→ Given material
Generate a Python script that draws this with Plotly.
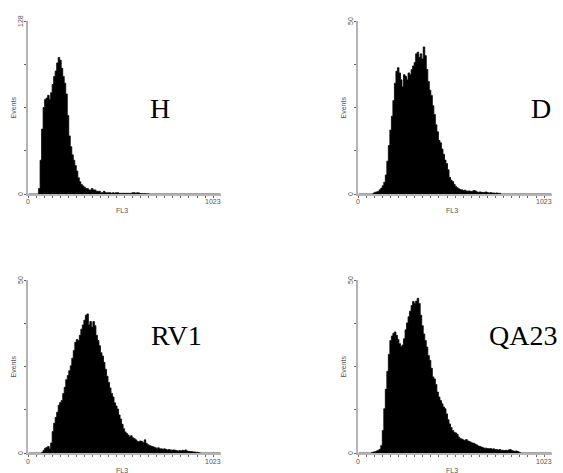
import numpy as np
import plotly.graph_objects as go

# FL3 channel bins (8 channels per bin, 0..1023)
channels = np.arange(4, 1024, 8)

# Mean events per channel in each bin
counts_H = [
    0, 0, 0, 0, 0, 0, 0, 4, 25, 48, 64, 70, 71, 73, 70, 75,
    81, 87, 91, 97, 101, 99, 93, 87, 82, 74, 58, 43, 35, 29, 25, 21,
    17, 12, 9, 7, 6, 5, 4, 4, 3, 3, 4, 3, 3, 2, 2, 2,
    1, 1, 2, 1, 1, 1, 1, 0.5, 1, 0.5, 1, 1, 0.5, 0.5, 0.5, 0.5,
    0.5, 0.5, 0.5, 0.5, 0.5, 1, 1, 0.5, 1, 0.8, 0.3, 0.3, 0.3, 0.3, 0.2, 0.2,
    0, 0, 0, 0, 0, 0, 0, 0, 0, 0, 0, 0, 0, 0, 0, 0,
    0, 0, 0, 0, 0, 0, 0, 0, 0, 0, 0, 0, 0, 0, 0, 0,
    0, 0, 0, 0, 0, 0, 0, 0, 0, 0, 0, 0, 0, 0, 0, 0,
]

counts_D = [
    0, 0, 0, 0, 0, 0, 0, 0, 0, 0, 0.3, 0.5, 0.6, 0.8, 1.2, 1.7,
    2.4, 3.4, 5.5, 9.5, 14, 18.5, 22.5, 27, 32, 35.5, 36.5, 35, 33, 31, 34.5, 34,
    33, 35, 34.5, 36, 37, 38, 40.5, 41, 39.5, 40.5, 39, 42.5, 40, 36, 32.5, 30,
    28.5, 25.5, 23, 20, 18, 15.5, 14.8, 13, 11.5, 9.8, 8.8, 7, 4.8, 4, 3.6, 2.8,
    2.2, 1.8, 1.5, 1.3, 1.2, 1.0, 1.1, 0.9, 0.8, 0.9, 0.7, 0.8, 1.0, 0.9, 0.6, 0.5,
    0.6, 0.5, 0.4, 0.5, 0.6, 0.4, 0.3, 0.4, 0.3, 0.3, 0.2, 0.3, 0.2, 0.2, 0, 0,
    0, 0, 0, 0, 0, 0, 0, 0, 0, 0, 0, 0, 0, 0, 0, 0,
    0, 0, 0, 0, 0, 0, 0, 0, 0, 0, 0, 0, 0, 0, 0, 0,
]

counts_RV1 = [
    0, 0, 0, 0, 0, 0, 0, 0, 0, 0.2, 0.8, 1.4, 1.6, 1.9, 1.2, 2.9,
    6.2, 8.6, 10.3, 11.8, 13.8, 14.6, 15.2, 17.2, 19, 21.2, 22.4, 23.8, 25.2, 27.4, 29.6, 32,
    32.8, 32.5, 34, 35.8, 37, 38.4, 39.8, 40.2, 37, 38, 36.4, 38, 36.8, 34, 32.5, 31,
    29, 28, 26.2, 24.2, 22.2, 20.4, 18.8, 17.2, 16.2, 14.5, 13.6, 12.7, 11, 9.8, 8.3, 7,
    6.1, 5.6, 5.2, 4.6, 5.0, 4.4, 4.2, 3.8, 3.4, 3.2, 3.5, 3.3, 3.0, 3.8, 2.8, 2.4,
    2.2, 2.0, 1.9, 1.7, 1.5, 1.4, 1.5, 1.2, 1.2, 1.1, 1.2, 1.0, 0.9, 1.0, 0.9, 0.8,
    0.9, 0.8, 0.7, 0.6, 0.7, 0.6, 0.8, 0.7, 0.9, 0.6, 0.5, 0.4, 0.4, 0.3, 0.3, 0.2,
    0.2, 0.1, 0, 0, 0, 0, 0, 0, 0, 0, 0, 0, 0, 0, 0, 0,
]

counts_QA23 = [
    0, 0, 0, 0, 0, 0, 0, 0, 0, 0.2, 0.3, 0.4, 0.6, 0.8, 1.1, 2.2,
    6.5, 12.8, 18.4, 23.6, 28.5, 32.5, 33.8, 34.6, 35.0, 34.0, 32.8, 31.6, 30.8, 31.2, 33.0, 35.6,
    37.6, 39.4, 41.0, 42.6, 43.8, 43.2, 43.9, 44.7, 43.2, 39.8, 36.8, 34.4, 32.5, 30.6, 28.2, 26.8,
    24.5, 22.0, 21.4, 19.8, 17.6, 16.2, 15.2, 14.2, 13.3, 12.8, 11.3, 9.6, 8.4, 7.4, 6.5, 6.0,
    5.8, 5.4, 4.6, 4.2, 4.0, 3.8, 3.6, 3.9, 3.5, 3.3, 3.1, 2.9, 2.8, 2.5, 2.3, 2.0,
    1.9, 1.7, 1.5, 1.4, 1.4, 1.3, 1.2, 1.3, 1.1, 1.2, 1.0, 1.0, 0.9, 1.0, 0.8, 0.8,
    0.7, 0.8, 0.7, 0.9, 1.0, 0.7, 0.6, 0.5, 0.6, 0.4, 0.2, 0, 0, 0, 0, 0,
    0, 0, 0, 0, 0, 0, 0, 0, 0, 0, 0, 0, 0, 0, 0, 0,
]

sample_names = ["H", "D", "RV1", "QA23"]
y_maxima = [128, 50, 50, 50]
x_tick_labels = ["0", "1023"]
x_title = "FL3"
y_title = "Events"
all_counts = [counts_H, counts_D, counts_RV1, counts_QA23]

W, H = 563, 473
# panel boxes in pixels: left, right, top, bottom
boxes = [(28, 221, 21, 194), (358, 552, 21, 194),
         (28, 221, 280, 453), (358, 552, 280, 453)]
# sample label centres in pixels
label_pos = [(160, 108), (541, 108), (176, 335), (523, 335)]


def px(x):
    return x / W


def py(y):
    return 1 - y / H


fig = go.Figure()
annotations = []
small = dict(family="Liberation Sans, Arial, sans-serif", size=7, color="#555555")

for i, (name, ymax, counts, box, lp) in enumerate(
        zip(sample_names, y_maxima, all_counts, boxes, label_pos)):
    n = "" if i == 0 else str(i + 1)
    xl, xr, yt, yb = box
    # filled step outline of the histogram (steps halfway between bin centres)
    fig.add_trace(go.Scatter(
        x=channels, y=counts, mode="lines",
        line=dict(color="black", width=0.8, shape="hvh"),
        fill="tozeroy", fillcolor="black",
        xaxis="x" + n, yaxis="y" + n, showlegend=False, hoverinfo="skip",
    ))
    fig.layout["xaxis" + n] = dict(
        domain=[px(xl), px(xr)], range=[0, 1023], anchor="y" + n,
        showline=True, linecolor="#b4b4b4", linewidth=2,
        showgrid=False, zeroline=False, showticklabels=False,
        ticks="outside", ticklen=2, tickwidth=1, tickcolor="#666666",
        tickmode="linear", tick0=0, dtick=1024 / 24,
    )
    fig.layout["yaxis" + n] = dict(
        domain=[py(yb), py(yt)], range=[0, ymax], anchor="x" + n,
        showline=True, linecolor="#b4b4b4", linewidth=2,
        showgrid=False, zeroline=False, showticklabels=False,
        ticks="outside", ticklen=2, tickwidth=1, tickcolor="#666666",
        tickmode="linear", tick0=0, dtick=ymax / 4,
    )
    # axis end labels (rotated on the y axis) and axis titles
    panel_text = [
        dict(x=px(xl - 8), y=py(yb), text="0", textangle=-90),
        dict(x=px(xl - 8), y=py(yt), text=str(ymax), textangle=-90),
        dict(x=px(xl), y=py(yb + 8), text=x_tick_labels[0]),
        dict(x=px(xr - 8), y=py(yb + 8), text=x_tick_labels[1]),
        dict(x=px((xl + xr) / 2 - 3), y=py(yb + 17), text=x_title),
        dict(x=px(xl - 15), y=py((yt + yb) / 2), text=y_title, textangle=-90),
    ]
    annotations += [dict(a, xref="paper", yref="paper", showarrow=False,
                         xanchor="center", yanchor="middle", font=small)
                    for a in panel_text]
    annotations.append(dict(
        x=px(lp[0]), y=py(lp[1]), xref="paper", yref="paper", text=name,
        showarrow=False, xanchor="center", yanchor="middle",
        font=dict(family="Liberation Serif, Times New Roman, serif", size=28, color="black"),
    ))

fig.update_layout(
    width=W, height=H, margin=dict(l=0, r=0, t=0, b=0),
    paper_bgcolor="white", plot_bgcolor="white",
    annotations=annotations,
)

fig.write_html("out.html")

→ Work required
Write out exactly the lines between the start of the data and the line with "channels = np.arange(4, 1024, 8)", including both, but none of the pictures.

→ Reply
Generate a Python script that draws this with Plotly.
import numpy as np
import plotly.graph_objects as go

# FL3 channel bins (8 channels per bin, 0..1023)
channels = np.arange(4, 1024, 8)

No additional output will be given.